Drawing is an essential component of these artists' works, whether as their primary practice or to complement other ways of making art. This exhibition will include a fascinating variety of approaches to the medium.

Over the past ten years, Franz Ackermann has developed a multifaceted body of work which explores his experience of travelling, globalisation and tourism. Ackermann's vibrant, intensely coloured and dynamic gouaches, which he refers to as "Mental Maps", combine the extended reality of a place with the artist's subjective feelings about it.

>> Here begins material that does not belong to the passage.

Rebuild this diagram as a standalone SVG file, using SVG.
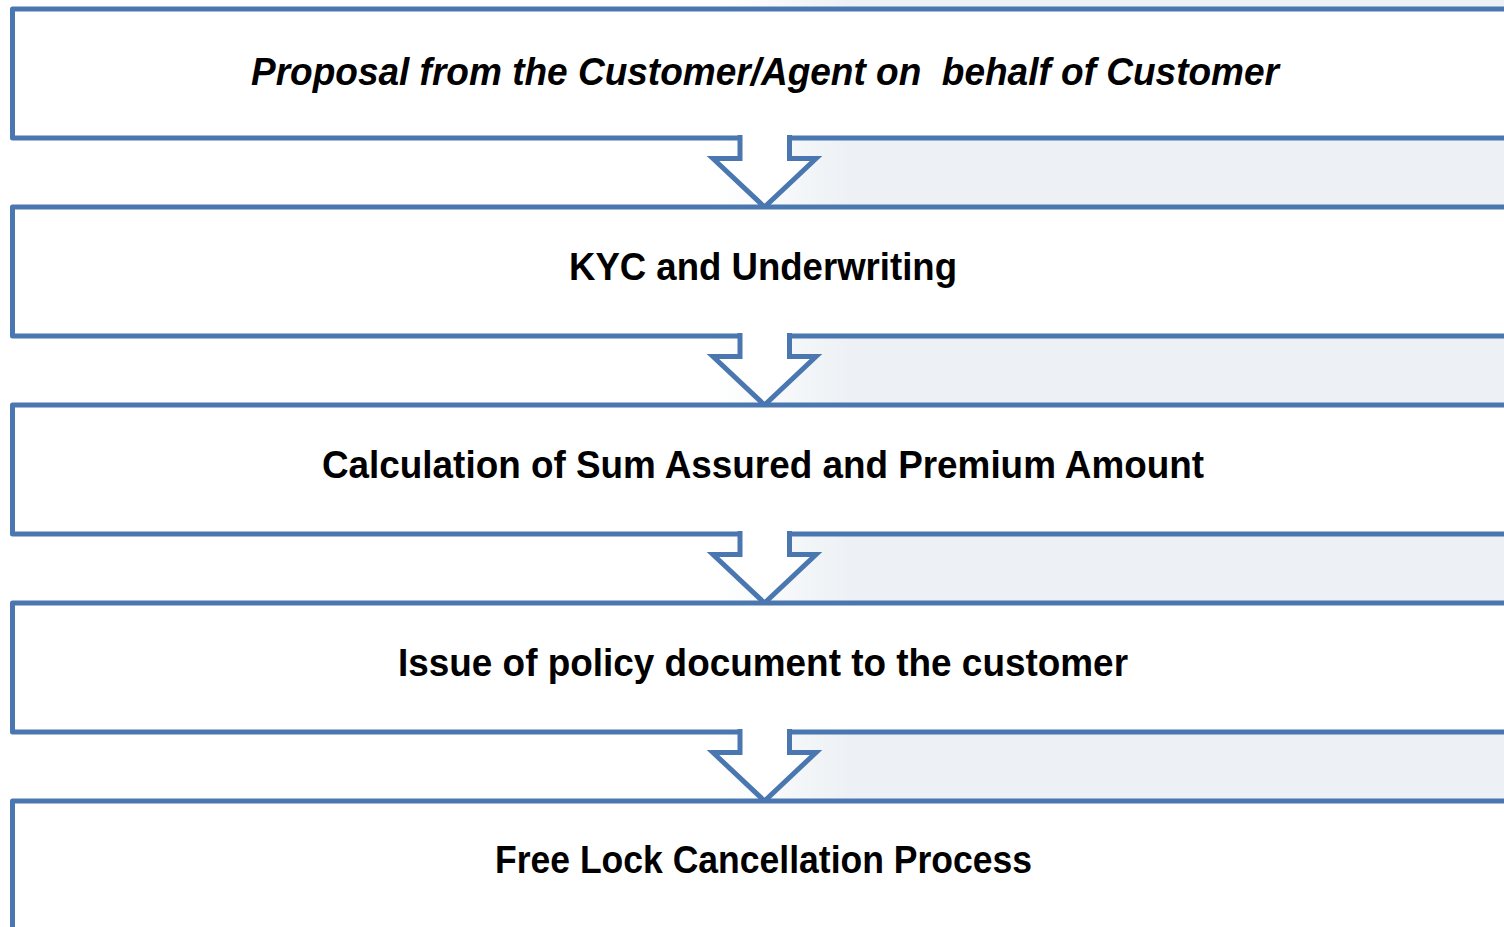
<svg xmlns="http://www.w3.org/2000/svg" width="1504" height="927" viewBox="0 0 1504 927">
  <defs>
    <linearGradient id="bg" gradientUnits="userSpaceOnUse" x1="715" y1="0" x2="850" y2="0">
      <stop offset="0" stop-color="#ffffff"/>
      <stop offset="1" stop-color="#edf1f5"/>
    </linearGradient>
    <style>
      .box { fill: #ffffff; stroke: #4a77b0; stroke-width: 5; stroke-linejoin: round; }
      .arrow { fill: #ffffff; stroke: #4a77b0; stroke-width: 5; stroke-linejoin: miter; }
      .lbl { font-family: "Liberation Sans Narrow", "Arial Narrow", "Liberation Sans", sans-serif; font-weight: bold; font-size: 38px; fill: #000000; text-anchor: middle; white-space: pre; }
      .it { font-style: italic; }
    </style>
  </defs>

  <rect x="0" y="0" width="1504" height="927" fill="#ffffff"/>
  <rect x="700" y="0" width="804" height="927" fill="url(#bg)"/>

  <g id="node1">
    <rect class="box" x="12.5" y="9" width="1520" height="129"/>
    <text class="lbl it" x="765" y="85" textLength="1028" lengthAdjust="spacingAndGlyphs">Proposal from the Customer/Agent on  behalf of Customer</text>
  </g>
  <g id="connectors-1">
    <path class="arrow" d="M740,135 V158.5 H713 L764.5,207 L816,158.5 H789.5 V135"/>
  </g>
  <g id="node2">
    <rect class="box" x="12.5" y="207" width="1520" height="129"/>
    <text class="lbl" x="763" y="280" textLength="388" lengthAdjust="spacingAndGlyphs">KYC and Underwriting</text>
  </g>
  <g id="connectors-2">
    <path class="arrow" d="M740,333 V356.5 H713 L764.5,405 L816,356.5 H789.5 V333"/>
  </g>
  <g id="node3">
    <rect class="box" x="12.5" y="405" width="1520" height="129"/>
    <text class="lbl" x="763" y="478" textLength="882" lengthAdjust="spacingAndGlyphs">Calculation of Sum Assured and Premium Amount</text>
  </g>
  <g id="connectors-3">
    <path class="arrow" d="M740,531 V554.5 H713 L764.5,603 L816,554.5 H789.5 V531"/>
  </g>
  <g id="node4">
    <rect class="box" x="12.5" y="603" width="1520" height="129"/>
    <text class="lbl" x="763" y="676" textLength="730" lengthAdjust="spacingAndGlyphs">Issue of policy document to the customer</text>
  </g>
  <g id="connectors-4">
    <path class="arrow" d="M740,729 V752.5 H713 L764.5,801 L816,752.5 H789.5 V729"/>
  </g>
  <g id="node5">
    <rect class="box" x="12.5" y="801" width="1520" height="160"/>
    <text class="lbl" x="763.5" y="873" textLength="537" lengthAdjust="spacingAndGlyphs">Free Lock Cancellation Process</text>
  </g>
</svg>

Kai Althoff's drawings alternate between abstraction and figuration. Narrative elements in the work range from left-wing youth culture, Gebrüder Grimm, Nazi Germany to 19th-Century Romanticism. The drawings have an ominous yet tender sensibility and a sentimentality for the dark side of the human condition.

Dirk Bell's drawings portray ephemeral figures often set within dark, gothic and romantic surroundings. The works are quickly rendered, using watercolour and pencil to grasp a train of fleeting associations. There is something intoxicating, beyond the reach of the known world, in Bell's works on paper.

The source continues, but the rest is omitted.